O estrategista Dominic Cummings desprezou os eleitores tradicionais da direita e da esquerda. Usando algoritmos sofisticados e inteligência artificial, localizou e customizou sua comunicação para o eleitor “esquecido”, aquele que não votava em ninguém. O cidadão que viu sua vida piorar e que coloca a culpa no sistema.

Dominic conseguiu capturar e traduzir um sentimento-epidemia no mundo: a sensação de que o passado era mais seguro e melhor. Na iminência do fim do trabalho e da ditadura de corporações virtuais globais dirigidas por bilionários, é natural que pensem assim.

Nas eleições presidenciais de 2018, cerca de 42 milhões de brasileiros votaram nulo, branco ou simplesmente não compareceram. Bolsonaro ganhou com quase 58 milhões de votos. Haddad obteve 47 milhões. Uma diferença de menos de 11 milhões de votos.

Não é fácil dialogar e traduzir os sentimentos deste eleitor “oculto”. Encontrá-lo pode ser possível. Enquanto você lê este texto, o Facebook, o Twittter, ou a propaganda aí ao lado estão classificando você. Que páginas você abre? Que notícias curte ou compartilha?

O localizador do seu celular diz por onde você anda. O software de reconhecimento facial interpreta suas emoções. Dados pessoais viraram a maior commodity do século XXI. Segundo o historiador Harari, em pouco tempo a máquina vai lhe conhecer melhor do que você mesmo.

O liberalismo e o socialismo são filhos da revolução industrial. O que está emergindo transforma os meios de produção e o ambiente social de forma muito mais radical.

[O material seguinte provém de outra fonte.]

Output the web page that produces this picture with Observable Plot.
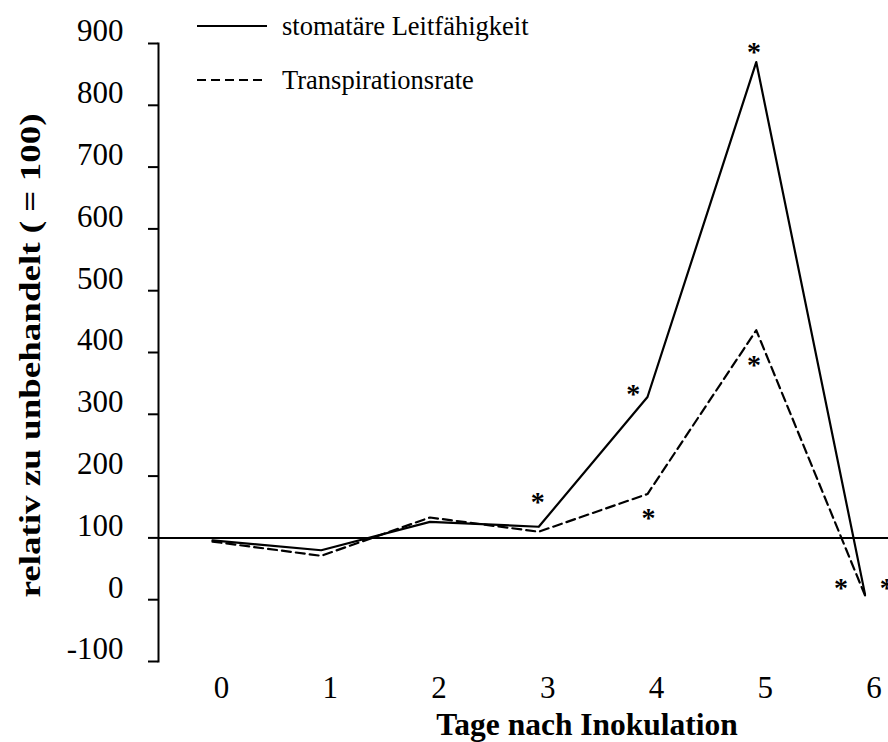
<!DOCTYPE html>
<html><head><meta charset="utf-8">
<script src="https://cdn.jsdelivr.net/npm/d3@7"></script>
<script src="https://cdn.jsdelivr.net/npm/@observablehq/plot@0.6"></script>
<style>
body{margin:0;background:#fff}
#wrap{position:relative;width:888px;height:742px;background:#fff}
.leg{position:absolute;left:197px;display:flex;align-items:center;font-family:"Liberation Serif",serif;font-size:26.5px;color:#000;height:30px;line-height:30px;white-space:nowrap}
.leg svg{margin-right:15px;display:block}
</style></head><body><div id="wrap"></div>
<script>
const days = [0, 1, 2, 3, 4, 5, 6];
const conductance = [96, 80, 126, 118, 328, 870, 9];
const transpiration = [94, 71, 133, 110, 171, 436, 7];
const seriesNames = ["stomatäre Leitfähigkeit", "Transpirationsrate"];
const yTicks = [-100, 0, 100, 200, 300, 400, 500, 600, 700, 800, 900];
const referenceValue = [100];
const starDays = [2.99, 3.87, 4.01, 4.98, 4.98, 5.78, 6.2];
const starValues = [166, 341, 140, 895, 388, 27, 27];
const xTitle = "Tage nach Inokulation";
const yTitle = "relativ zu unbehandelt ( = 100)";

const rows = [];
days.forEach((d, i) => {
  rows.push({day: d, value: conductance[i], series: seriesNames[0]});
  rows.push({day: d, value: transpiration[i], series: seriesNames[1]});
});
const stars = starDays.map((d, i) => ({day: d, value: starValues[i]}));
const dash = "9,5";

const chart = Plot.plot({
  width: 888, height: 742,
  marginLeft: 158, marginRight: 0, marginTop: 43, marginBottom: 81,
  x: {domain: [0, 6], range: [212, 864.5]},
  y: {domain: [-100, 900]},
  style: {fontFamily: "'Liberation Serif', serif", fontSize: "31px", color: "#000", background: "#fff"},
  marks: [
    Plot.frame({anchor: "left", strokeWidth: 2}),
    Plot.ruleY(referenceValue, {strokeWidth: 2}),
    Plot.axisY({ticks: yTicks, tickSize: 10, strokeWidth: 2, fill: "none", label: null}),
    Plot.axisY({ticks: yTicks, tickSize: 0, tickPadding: 35, dy: -12, label: null, tickFormat: d => String(d)}),
    Plot.axisX({ticks: days, tickSize: 0, tickPadding: 14, dx: 9, label: null, tickFormat: d => String(d)}),
    Plot.line(rows.filter(r => r.series === seriesNames[0]), {x: "day", y: "value", strokeWidth: 2.2, stroke: "#000"}),
    Plot.line(rows.filter(r => r.series === seriesNames[1]), {x: "day", y: "value", strokeWidth: 2.2, stroke: "#000", strokeDasharray: dash}),
    Plot.text(stars, {x: "day", y: "value", text: () => "*", fontSize: 28, fontWeight: "bold", dy: 5}),
    Plot.text([xTitle], {frameAnchor: "bottom", lineAnchor: "middle", textAnchor: "middle", dx: 63.5, dy: 63, fontSize: 31.5, fontWeight: "bold"}),
    Plot.text([yTitle], {frameAnchor: "left", lineAnchor: "middle", textAnchor: "start", rotate: -90, dx: -128, dy: 245, fontSize: 30, fontWeight: "bold"})
  ]
});
d3.select(chart).selectAll("text").filter(function() { return this.textContent === yTitle; })
  .attr("textLength", 484).attr("lengthAdjust", "spacingAndGlyphs");

const wrap = document.getElementById("wrap");
wrap.appendChild(chart);
const legendY = [26, 80];
seriesNames.forEach((name, i) => {
  const row = document.createElement("div");
  row.className = "leg";
  row.style.top = (legendY[i] - 15) + "px";
  row.innerHTML = `<svg width="70" height="4"><line x1="0" x2="70" y1="2" y2="2" stroke="#000" stroke-width="2" ${i === 1 ? `stroke-dasharray="${dash}"` : ""}/></svg><span></span>`;
  row.querySelector("span").textContent = name;
  wrap.appendChild(row);
});
</script></body></html>
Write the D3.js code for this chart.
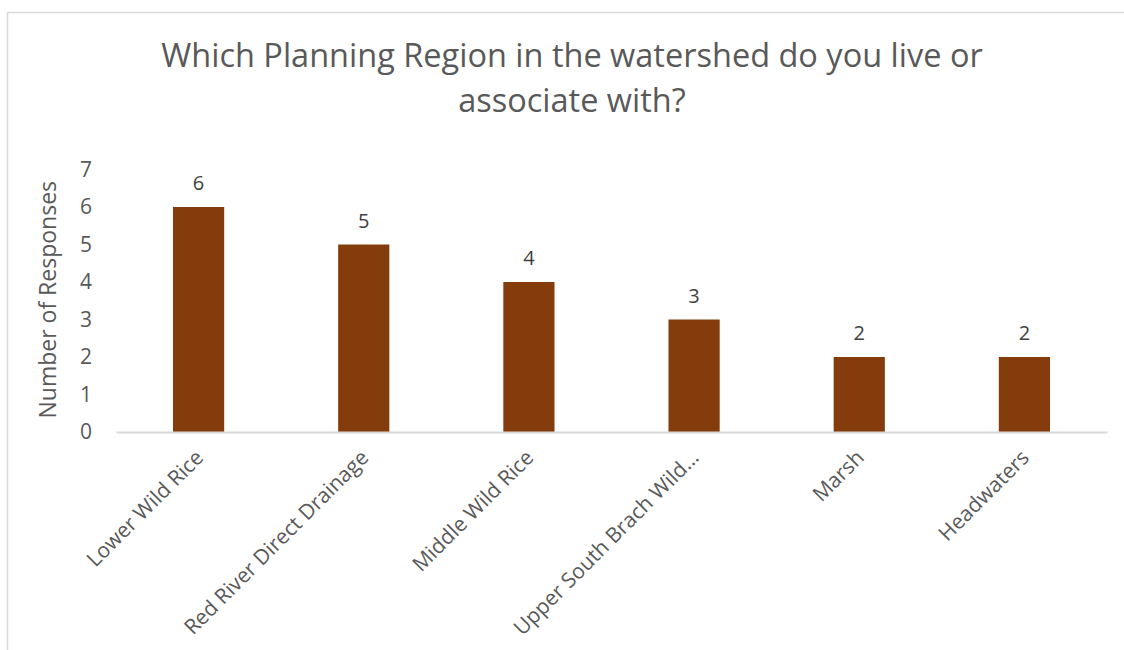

Após a queda do muro de Berlim, alguns profetizaram o fim da história e a consagração da democracia liberal. Ela agora está em xeque, parece incapaz de responder às contradições crescentes de um futuro cada vez mais próximo e incerto. Veremos algo novo?

O Brasil de Bolsonaro foi um “grito”. Pode ter sido o início, mas está longe de ser o fim.

Os 42 milhões de eleitores “não votantes” vão continuar dormindo diante da deterioração de suas vidas? Fazem parte de um equilibrado silêncio histórico estático? Algum “Dominic” conseguirá acordá-los? Se sim, que direção seguirão?

E se eles decidirem retomar o controle? Para onde iremos?